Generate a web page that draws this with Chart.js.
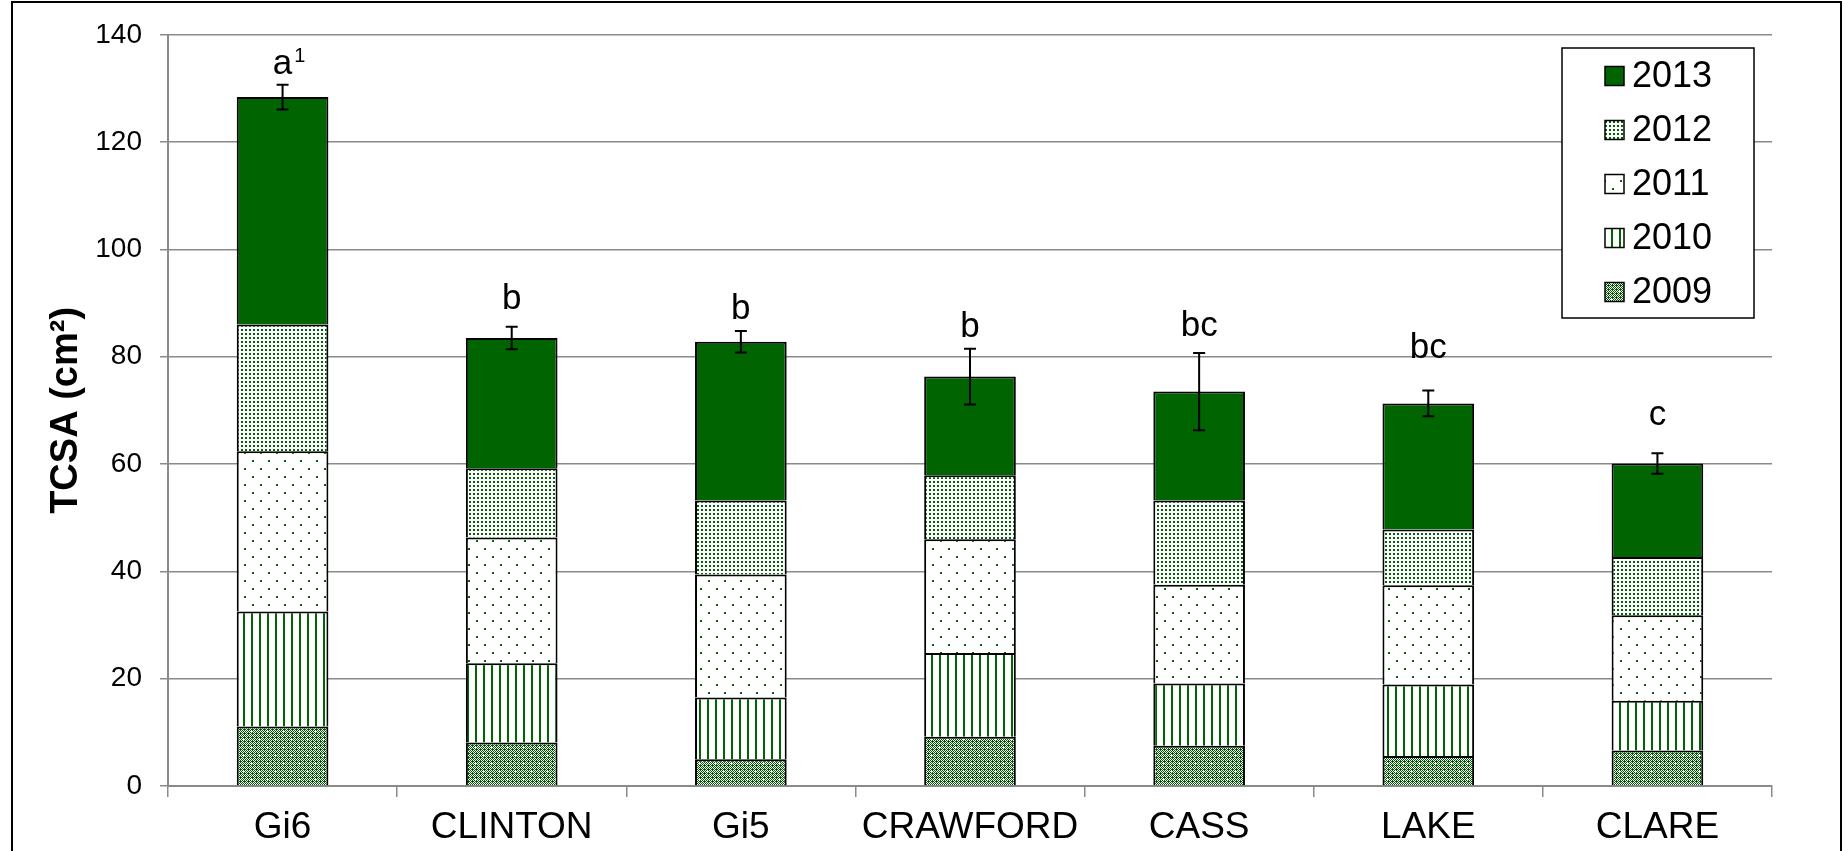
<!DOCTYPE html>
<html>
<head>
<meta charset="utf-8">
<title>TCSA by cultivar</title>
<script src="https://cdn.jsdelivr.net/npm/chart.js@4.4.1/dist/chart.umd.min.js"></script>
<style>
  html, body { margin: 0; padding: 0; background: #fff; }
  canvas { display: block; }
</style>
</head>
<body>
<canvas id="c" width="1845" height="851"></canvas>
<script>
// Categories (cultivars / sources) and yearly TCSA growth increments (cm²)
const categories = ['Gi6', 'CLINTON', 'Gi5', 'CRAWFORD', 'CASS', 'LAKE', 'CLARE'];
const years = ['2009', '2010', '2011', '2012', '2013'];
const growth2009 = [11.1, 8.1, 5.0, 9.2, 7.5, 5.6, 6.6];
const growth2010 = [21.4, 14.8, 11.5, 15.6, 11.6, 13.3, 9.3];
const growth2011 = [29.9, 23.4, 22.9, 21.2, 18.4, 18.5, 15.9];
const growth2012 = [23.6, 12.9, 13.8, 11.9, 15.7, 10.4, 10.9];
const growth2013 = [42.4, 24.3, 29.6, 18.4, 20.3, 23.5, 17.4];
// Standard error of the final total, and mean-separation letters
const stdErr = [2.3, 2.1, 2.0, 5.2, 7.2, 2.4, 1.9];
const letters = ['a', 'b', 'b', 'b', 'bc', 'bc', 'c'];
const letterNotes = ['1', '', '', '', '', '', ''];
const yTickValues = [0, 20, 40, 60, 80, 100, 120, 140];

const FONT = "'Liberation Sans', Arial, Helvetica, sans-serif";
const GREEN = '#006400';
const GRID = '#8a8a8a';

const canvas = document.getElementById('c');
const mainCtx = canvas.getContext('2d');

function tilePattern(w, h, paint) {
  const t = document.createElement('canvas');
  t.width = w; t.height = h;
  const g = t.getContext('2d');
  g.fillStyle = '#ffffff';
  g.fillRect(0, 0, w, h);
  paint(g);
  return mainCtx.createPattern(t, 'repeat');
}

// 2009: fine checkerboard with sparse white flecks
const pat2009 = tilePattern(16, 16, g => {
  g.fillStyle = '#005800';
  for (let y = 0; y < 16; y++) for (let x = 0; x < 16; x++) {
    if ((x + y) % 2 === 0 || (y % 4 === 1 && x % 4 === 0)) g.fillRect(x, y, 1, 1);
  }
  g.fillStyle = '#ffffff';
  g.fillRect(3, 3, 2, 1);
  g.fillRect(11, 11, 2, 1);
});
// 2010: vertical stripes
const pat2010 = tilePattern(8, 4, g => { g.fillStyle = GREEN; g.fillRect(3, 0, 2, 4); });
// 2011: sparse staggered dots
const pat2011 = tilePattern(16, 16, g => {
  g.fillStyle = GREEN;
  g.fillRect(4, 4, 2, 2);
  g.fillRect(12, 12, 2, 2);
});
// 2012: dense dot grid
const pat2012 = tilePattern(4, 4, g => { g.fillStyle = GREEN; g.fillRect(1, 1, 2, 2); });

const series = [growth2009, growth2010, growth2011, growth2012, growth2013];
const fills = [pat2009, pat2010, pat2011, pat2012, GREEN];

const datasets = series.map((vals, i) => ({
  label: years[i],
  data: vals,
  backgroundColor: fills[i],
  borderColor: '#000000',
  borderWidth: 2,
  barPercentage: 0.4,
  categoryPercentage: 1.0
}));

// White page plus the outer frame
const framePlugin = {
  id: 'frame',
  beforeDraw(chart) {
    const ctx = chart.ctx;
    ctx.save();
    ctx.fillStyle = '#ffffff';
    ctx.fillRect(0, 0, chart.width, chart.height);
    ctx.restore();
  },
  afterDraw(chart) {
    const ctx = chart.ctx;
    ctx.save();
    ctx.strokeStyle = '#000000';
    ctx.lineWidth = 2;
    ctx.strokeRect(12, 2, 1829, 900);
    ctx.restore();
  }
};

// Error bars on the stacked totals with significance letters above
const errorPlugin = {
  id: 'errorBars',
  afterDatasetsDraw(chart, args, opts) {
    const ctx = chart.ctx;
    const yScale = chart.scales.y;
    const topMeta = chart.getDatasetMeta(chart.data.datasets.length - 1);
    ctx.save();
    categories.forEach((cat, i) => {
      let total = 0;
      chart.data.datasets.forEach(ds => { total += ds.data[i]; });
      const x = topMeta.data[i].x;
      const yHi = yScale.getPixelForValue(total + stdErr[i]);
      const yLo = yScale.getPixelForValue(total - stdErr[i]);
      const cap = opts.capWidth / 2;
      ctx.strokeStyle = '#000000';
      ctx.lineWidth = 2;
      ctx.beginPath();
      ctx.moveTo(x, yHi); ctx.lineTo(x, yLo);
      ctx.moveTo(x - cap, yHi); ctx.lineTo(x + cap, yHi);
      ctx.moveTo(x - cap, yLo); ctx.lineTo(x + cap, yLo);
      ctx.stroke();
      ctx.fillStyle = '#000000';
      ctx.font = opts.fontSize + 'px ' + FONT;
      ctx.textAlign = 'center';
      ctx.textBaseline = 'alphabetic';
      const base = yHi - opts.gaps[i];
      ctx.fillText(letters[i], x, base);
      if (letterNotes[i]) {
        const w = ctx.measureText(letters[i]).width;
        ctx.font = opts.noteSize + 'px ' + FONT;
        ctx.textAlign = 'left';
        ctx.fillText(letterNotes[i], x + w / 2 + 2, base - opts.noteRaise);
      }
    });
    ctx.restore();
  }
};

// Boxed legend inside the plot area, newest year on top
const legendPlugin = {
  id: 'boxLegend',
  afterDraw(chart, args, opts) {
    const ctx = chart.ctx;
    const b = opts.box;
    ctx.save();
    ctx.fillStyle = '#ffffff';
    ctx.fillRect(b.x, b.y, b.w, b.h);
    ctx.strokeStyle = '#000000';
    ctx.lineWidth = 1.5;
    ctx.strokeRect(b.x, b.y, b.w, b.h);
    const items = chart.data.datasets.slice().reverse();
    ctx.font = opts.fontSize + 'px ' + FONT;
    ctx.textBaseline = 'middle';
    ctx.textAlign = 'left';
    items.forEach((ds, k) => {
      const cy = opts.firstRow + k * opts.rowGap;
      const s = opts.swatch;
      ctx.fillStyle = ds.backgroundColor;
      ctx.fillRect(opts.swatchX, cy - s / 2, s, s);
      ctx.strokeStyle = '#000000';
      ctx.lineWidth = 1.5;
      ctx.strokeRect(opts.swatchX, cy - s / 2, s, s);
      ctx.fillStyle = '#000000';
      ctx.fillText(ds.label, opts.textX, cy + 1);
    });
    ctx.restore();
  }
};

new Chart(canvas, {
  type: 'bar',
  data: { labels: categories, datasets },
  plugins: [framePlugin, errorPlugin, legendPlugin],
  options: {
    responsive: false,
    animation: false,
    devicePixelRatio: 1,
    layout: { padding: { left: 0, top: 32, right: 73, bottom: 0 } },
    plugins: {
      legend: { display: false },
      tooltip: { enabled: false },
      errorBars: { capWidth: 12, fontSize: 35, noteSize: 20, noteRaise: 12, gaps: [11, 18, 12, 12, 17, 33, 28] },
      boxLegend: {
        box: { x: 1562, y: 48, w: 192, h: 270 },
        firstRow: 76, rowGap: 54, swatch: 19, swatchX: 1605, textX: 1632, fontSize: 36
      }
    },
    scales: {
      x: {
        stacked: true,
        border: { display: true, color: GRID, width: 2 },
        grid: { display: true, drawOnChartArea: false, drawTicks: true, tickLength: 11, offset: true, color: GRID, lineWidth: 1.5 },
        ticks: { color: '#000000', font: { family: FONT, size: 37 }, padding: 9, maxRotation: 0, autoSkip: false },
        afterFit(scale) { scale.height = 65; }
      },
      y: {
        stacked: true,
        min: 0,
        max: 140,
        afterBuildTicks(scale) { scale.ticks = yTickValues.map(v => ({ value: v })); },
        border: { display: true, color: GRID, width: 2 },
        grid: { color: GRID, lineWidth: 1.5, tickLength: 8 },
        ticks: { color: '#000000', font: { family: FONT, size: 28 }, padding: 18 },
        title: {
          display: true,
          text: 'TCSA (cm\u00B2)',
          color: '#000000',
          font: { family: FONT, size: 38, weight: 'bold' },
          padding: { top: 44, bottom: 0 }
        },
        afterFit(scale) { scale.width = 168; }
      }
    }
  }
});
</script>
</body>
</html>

_Exercise aim_: Every line that holds the string "page" should be returned.

_The result_:
Generate a web page that draws this with Chart.js.
// White page plus the outer frame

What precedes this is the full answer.